Later, a video started. We could see a face with a mask and a bandana in their hair nodding no repeatedly. One of the dancers repeated the gestures. But then, they bothe started another choreography were they appeared as figures of authority or dominated figure, until they both started to nod «yes» with their heads, like forcing themselves to acceptation. Of course, this immediately made me think of consent, in a concrete or metaphorical level, and all the grey zones inbetween: what is our desire, when are we saying yes because we want something, when are we forced or influenced to accept something?

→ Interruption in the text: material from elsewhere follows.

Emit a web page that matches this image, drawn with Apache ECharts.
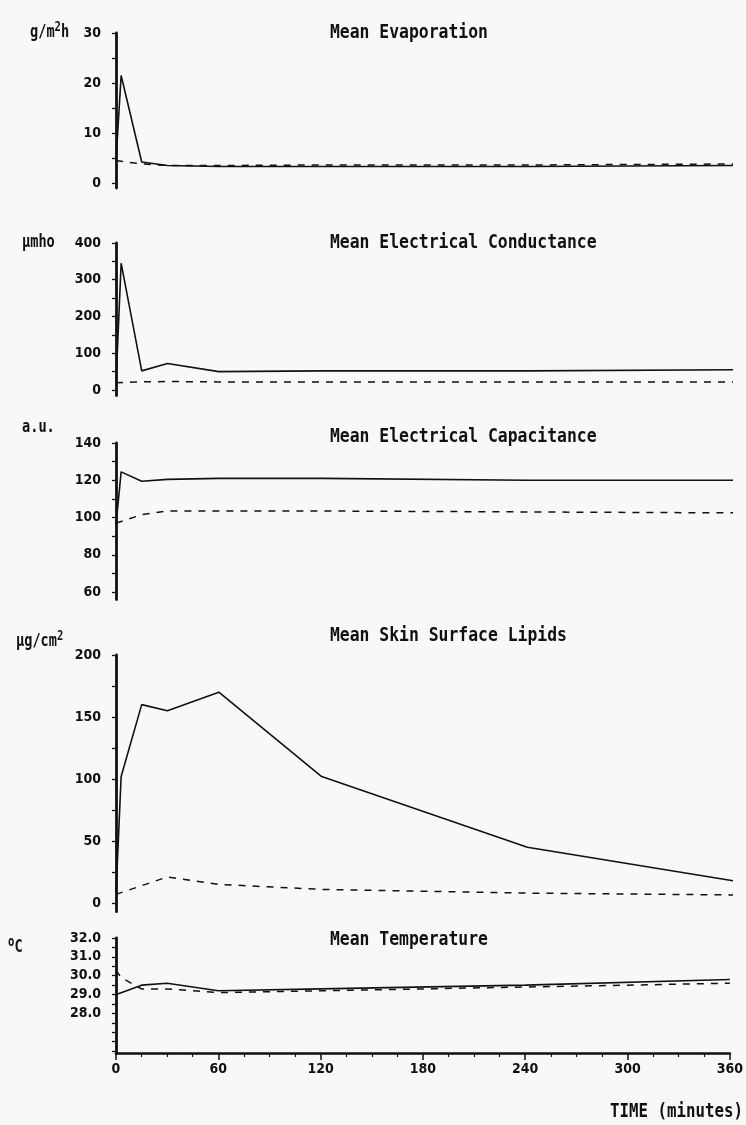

It was significant that at this moment the music stopped and the performers gathered and took a moment to take their make up off – a video was showing close up scenes of their faces, also with the make up being taken off, also in reverse speed. On stage, they also ended up taking the make up from each other. This scene happening in silence made me think of unlayering, made me question authenticity, what is our true self. It was a moment that contained a lot of intimacy, and a turning point: after that a soft music started, and they started to hug and hold each other, then danced with fluid movements and some weightshifts. I could see that they were relying on each other, trusting each other, givin their weight on each other. At some point, the caressing hands came back, but this time it became a choreography made of spirals and fluid movements, with the shadows of the performers blending and multiplying their presence behind them. Everything seemed soothened, and a form of balance seemed to be found. They kept this ondulating choreography until they stopped, next to each other, facing the audience, looking soft, calm and strong all at once.
This was my last text for ada Studio, and the end of a beautiful adventure. Thanks a lot to Gabi and to all of the artists who presented their work for their trust.